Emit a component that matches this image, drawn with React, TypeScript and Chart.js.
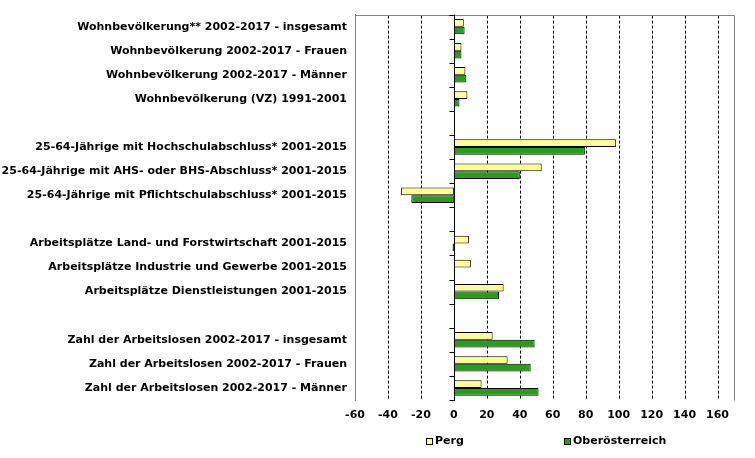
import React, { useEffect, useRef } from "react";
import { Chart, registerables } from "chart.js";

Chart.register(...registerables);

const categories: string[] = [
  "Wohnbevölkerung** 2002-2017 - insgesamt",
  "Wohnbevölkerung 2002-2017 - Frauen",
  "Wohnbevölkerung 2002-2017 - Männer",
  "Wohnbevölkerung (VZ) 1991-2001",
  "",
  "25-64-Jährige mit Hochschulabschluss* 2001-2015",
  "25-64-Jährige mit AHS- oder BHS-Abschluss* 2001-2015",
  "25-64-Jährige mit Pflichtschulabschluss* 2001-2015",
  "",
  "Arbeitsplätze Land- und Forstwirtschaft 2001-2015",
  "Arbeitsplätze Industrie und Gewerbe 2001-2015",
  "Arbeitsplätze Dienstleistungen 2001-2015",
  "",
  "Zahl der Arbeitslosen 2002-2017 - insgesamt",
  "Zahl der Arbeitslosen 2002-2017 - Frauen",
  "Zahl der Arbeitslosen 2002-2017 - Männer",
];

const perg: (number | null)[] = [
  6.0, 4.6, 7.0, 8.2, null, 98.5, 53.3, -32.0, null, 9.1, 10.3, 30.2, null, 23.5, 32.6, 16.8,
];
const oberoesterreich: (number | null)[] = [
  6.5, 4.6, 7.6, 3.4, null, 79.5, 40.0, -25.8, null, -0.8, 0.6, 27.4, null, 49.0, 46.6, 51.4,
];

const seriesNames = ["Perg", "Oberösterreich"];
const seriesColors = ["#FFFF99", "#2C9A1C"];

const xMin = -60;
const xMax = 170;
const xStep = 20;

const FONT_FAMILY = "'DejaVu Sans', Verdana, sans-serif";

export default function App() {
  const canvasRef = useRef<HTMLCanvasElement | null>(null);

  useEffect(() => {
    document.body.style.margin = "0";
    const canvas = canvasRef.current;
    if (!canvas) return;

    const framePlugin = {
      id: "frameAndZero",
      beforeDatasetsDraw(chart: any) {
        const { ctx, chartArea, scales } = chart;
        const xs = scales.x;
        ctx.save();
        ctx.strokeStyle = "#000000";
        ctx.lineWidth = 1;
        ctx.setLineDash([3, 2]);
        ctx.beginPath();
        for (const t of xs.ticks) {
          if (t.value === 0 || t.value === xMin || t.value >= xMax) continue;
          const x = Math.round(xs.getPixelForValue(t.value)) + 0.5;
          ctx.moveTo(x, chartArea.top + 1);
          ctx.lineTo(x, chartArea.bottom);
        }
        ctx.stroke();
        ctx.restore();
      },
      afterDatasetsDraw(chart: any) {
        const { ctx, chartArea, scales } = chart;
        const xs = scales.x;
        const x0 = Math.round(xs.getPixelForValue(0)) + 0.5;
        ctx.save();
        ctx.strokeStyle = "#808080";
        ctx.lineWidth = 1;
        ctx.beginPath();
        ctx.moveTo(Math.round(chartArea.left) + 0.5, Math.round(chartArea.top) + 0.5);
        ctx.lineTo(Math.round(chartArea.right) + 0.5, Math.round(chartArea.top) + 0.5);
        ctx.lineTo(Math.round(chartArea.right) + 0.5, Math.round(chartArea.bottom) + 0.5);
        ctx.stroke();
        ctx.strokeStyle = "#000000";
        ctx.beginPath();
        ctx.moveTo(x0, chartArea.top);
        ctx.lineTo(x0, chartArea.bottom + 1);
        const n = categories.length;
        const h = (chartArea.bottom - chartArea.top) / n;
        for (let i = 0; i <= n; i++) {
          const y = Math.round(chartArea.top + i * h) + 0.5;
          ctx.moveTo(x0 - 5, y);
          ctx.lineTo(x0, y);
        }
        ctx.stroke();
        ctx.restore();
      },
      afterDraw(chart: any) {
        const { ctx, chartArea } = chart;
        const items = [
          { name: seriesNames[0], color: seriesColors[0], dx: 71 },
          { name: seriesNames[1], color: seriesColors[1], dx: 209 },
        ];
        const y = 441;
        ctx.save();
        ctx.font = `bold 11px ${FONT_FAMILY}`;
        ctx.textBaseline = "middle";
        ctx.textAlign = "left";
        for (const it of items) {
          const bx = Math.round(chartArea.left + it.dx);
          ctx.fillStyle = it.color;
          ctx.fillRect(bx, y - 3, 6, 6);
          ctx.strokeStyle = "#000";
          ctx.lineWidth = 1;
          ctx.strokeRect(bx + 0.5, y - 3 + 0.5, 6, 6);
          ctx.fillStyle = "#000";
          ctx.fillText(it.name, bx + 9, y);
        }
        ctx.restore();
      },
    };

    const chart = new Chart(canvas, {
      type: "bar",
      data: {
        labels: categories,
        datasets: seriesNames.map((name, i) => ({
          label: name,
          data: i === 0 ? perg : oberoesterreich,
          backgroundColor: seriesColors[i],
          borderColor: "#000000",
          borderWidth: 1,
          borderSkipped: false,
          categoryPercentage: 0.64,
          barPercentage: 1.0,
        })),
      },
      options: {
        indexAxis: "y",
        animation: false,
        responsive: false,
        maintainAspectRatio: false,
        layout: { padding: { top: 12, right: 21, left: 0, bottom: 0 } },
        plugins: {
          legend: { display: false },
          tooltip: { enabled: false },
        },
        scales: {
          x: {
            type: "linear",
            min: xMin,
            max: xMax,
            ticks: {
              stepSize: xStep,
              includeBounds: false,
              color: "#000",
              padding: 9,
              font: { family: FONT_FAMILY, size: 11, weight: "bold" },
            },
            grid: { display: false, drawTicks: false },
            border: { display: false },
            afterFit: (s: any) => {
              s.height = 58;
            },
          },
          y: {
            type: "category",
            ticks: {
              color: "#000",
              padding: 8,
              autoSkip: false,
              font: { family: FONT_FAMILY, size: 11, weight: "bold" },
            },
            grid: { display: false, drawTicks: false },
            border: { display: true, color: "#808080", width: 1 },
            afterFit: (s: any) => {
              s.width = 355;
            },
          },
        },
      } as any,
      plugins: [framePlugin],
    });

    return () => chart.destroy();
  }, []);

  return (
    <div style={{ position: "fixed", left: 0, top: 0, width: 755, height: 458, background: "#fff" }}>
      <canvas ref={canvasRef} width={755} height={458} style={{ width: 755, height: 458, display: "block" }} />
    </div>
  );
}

════════

*GIVEN INSTRUCTION*
Copy out the whole listing exactly, and don't carry over any pictures.

*TASK OUTPUT*
Emit a component that matches this image, drawn with React, TypeScript and Chart.js.
import React, { useEffect, useRef } from "react";
import { Chart, registerables } from "chart.js";

Chart.register(...registerables);

const categories: string[] = [
  "Wohnbevölkerung** 2002-2017 - insgesamt",
  "Wohnbevölkerung 2002-2017 - Frauen",
  "Wohnbevölkerung 2002-2017 - Männer",
  "Wohnbevölkerung (VZ) 1991-2001",
  "",
  "25-64-Jährige mit Hochschulabschluss* 2001-2015",
  "25-64-Jährige mit AHS- oder BHS-Abschluss* 2001-2015",
  "25-64-Jährige mit Pflichtschulabschluss* 2001-2015",
  "",
  "Arbeitsplätze Land- und Forstwirtschaft 2001-2015",
  "Arbeitsplätze Industrie und Gewerbe 2001-2015",
  "Arbeitsplätze Dienstleistungen 2001-2015",
  "",
  "Zahl der Arbeitslosen 2002-2017 - insgesamt",
  "Zahl der Arbeitslosen 2002-2017 - Frauen",
  "Zahl der Arbeitslosen 2002-2017 - Männer",
];

const perg: (number | null)[] = [
  6.0, 4.6, 7.0, 8.2, null, 98.5, 53.3, -32.0, null, 9.1, 10.3, 30.2, null, 23.5, 32.6, 16.8,
];
const oberoesterreich: (number | null)[] = [
  6.5, 4.6, 7.6, 3.4, null, 79.5, 40.0, -25.8, null, -0.8, 0.6, 27.4, null, 49.0, 46.6, 51.4,
];

const seriesNames = ["Perg", "Oberösterreich"];
const seriesColors = ["#FFFF99", "#2C9A1C"];

const xMin = -60;
const xMax = 170;
const xStep = 20;

const FONT_FAMILY = "'DejaVu Sans', Verdana, sans-serif";

export default function App() {
  const canvasRef = useRef<HTMLCanvasElement | null>(null);

  useEffect(() => {
    document.body.style.margin = "0";
    const canvas = canvasRef.current;
    if (!canvas) return;

    const framePlugin = {
      id: "frameAndZero",
      beforeDatasetsDraw(chart: any) {
        const { ctx, chartArea, scales } = chart;
        const xs = scales.x;
        ctx.save();
        ctx.strokeStyle = "#000000";
        ctx.lineWidth = 1;
        ctx.setLineDash([3, 2]);
        ctx.beginPath();
        for (const t of xs.ticks) {
          if (t.value === 0 || t.value === xMin || t.value >= xMax) continue;
          const x = Math.round(xs.getPixelForValue(t.value)) + 0.5;
          ctx.moveTo(x, chartArea.top + 1);
          ctx.lineTo(x, chartArea.bottom);
        }
        ctx.stroke();
        ctx.restore();
      },
      afterDatasetsDraw(chart: any) {
        const { ctx, chartArea, scales } = chart;
        const xs = scales.x;
        const x0 = Math.round(xs.getPixelForValue(0)) + 0.5;
        ctx.save();
        ctx.strokeStyle = "#808080";
        ctx.lineWidth = 1;
        ctx.beginPath();
        ctx.moveTo(Math.round(chartArea.left) + 0.5, Math.round(chartArea.top) + 0.5);
        ctx.lineTo(Math.round(chartArea.right) + 0.5, Math.round(chartArea.top) + 0.5);
        ctx.lineTo(Math.round(chartArea.right) + 0.5, Math.round(chartArea.bottom) + 0.5);
        ctx.stroke();
        ctx.strokeStyle = "#000000";
        ctx.beginPath();
        ctx.moveTo(x0, chartArea.top);
        ctx.lineTo(x0, chartArea.bottom + 1);
        const n = categories.length;
        const h = (chartArea.bottom - chartArea.top) / n;
        for (let i = 0; i <= n; i++) {
          const y = Math.round(chartArea.top + i * h) + 0.5;
          ctx.moveTo(x0 - 5, y);
          ctx.lineTo(x0, y);
        }
        ctx.stroke();
        ctx.restore();
      },
      afterDraw(chart: any) {
        const { ctx, chartArea } = chart;
        const items = [
          { name: seriesNames[0], color: seriesColors[0], dx: 71 },
          { name: seriesNames[1], color: seriesColors[1], dx: 209 },
        ];
        const y = 441;
        ctx.save();
        ctx.font = `bold 11px ${FONT_FAMILY}`;
        ctx.textBaseline = "middle";
        ctx.textAlign = "left";
        for (const it of items) {
          const bx = Math.round(chartArea.left + it.dx);
          ctx.fillStyle = it.color;
          ctx.fillRect(bx, y - 3, 6, 6);
          ctx.strokeStyle = "#000";
          ctx.lineWidth = 1;
          ctx.strokeRect(bx + 0.5, y - 3 + 0.5, 6, 6);
          ctx.fillStyle = "#000";
          ctx.fillText(it.name, bx + 9, y);
        }
        ctx.restore();
      },
    };

    const chart = new Chart(canvas, {
      type: "bar",
      data: {
        labels: categories,
        datasets: seriesNames.map((name, i) => ({
          label: name,
          data: i === 0 ? perg : oberoesterreich,
          backgroundColor: seriesColors[i],
          borderColor: "#000000",
          borderWidth: 1,
          borderSkipped: false,
          categoryPercentage: 0.64,
          barPercentage: 1.0,
        })),
      },
      options: {
        indexAxis: "y",
        animation: false,
        responsive: false,
        maintainAspectRatio: false,
        layout: { padding: { top: 12, right: 21, left: 0, bottom: 0 } },
        plugins: {
          legend: { display: false },
          tooltip: { enabled: false },
        },
        scales: {
          x: {
            type: "linear",
            min: xMin,
            max: xMax,
            ticks: {
              stepSize: xStep,
              includeBounds: false,
              color: "#000",
              padding: 9,
              font: { family: FONT_FAMILY, size: 11, weight: "bold" },
            },
            grid: { display: false, drawTicks: false },
            border: { display: false },
            afterFit: (s: any) => {
              s.height = 58;
            },
          },
          y: {
            type: "category",
            ticks: {
              color: "#000",
              padding: 8,
              autoSkip: false,
              font: { family: FONT_FAMILY, size: 11, weight: "bold" },
            },
            grid: { display: false, drawTicks: false },
            border: { display: true, color: "#808080", width: 1 },
            afterFit: (s: any) => {
              s.width = 355;
            },
          },
        },
      } as any,
      plugins: [framePlugin],
    });

    return () => chart.destroy();
  }, []);

  return (
    <div style={{ position: "fixed", left: 0, top: 0, width: 755, height: 458, background: "#fff" }}>
      <canvas ref={canvasRef} width={755} height={458} style={{ width: 755, height: 458, display: "block" }} />
    </div>
  );
}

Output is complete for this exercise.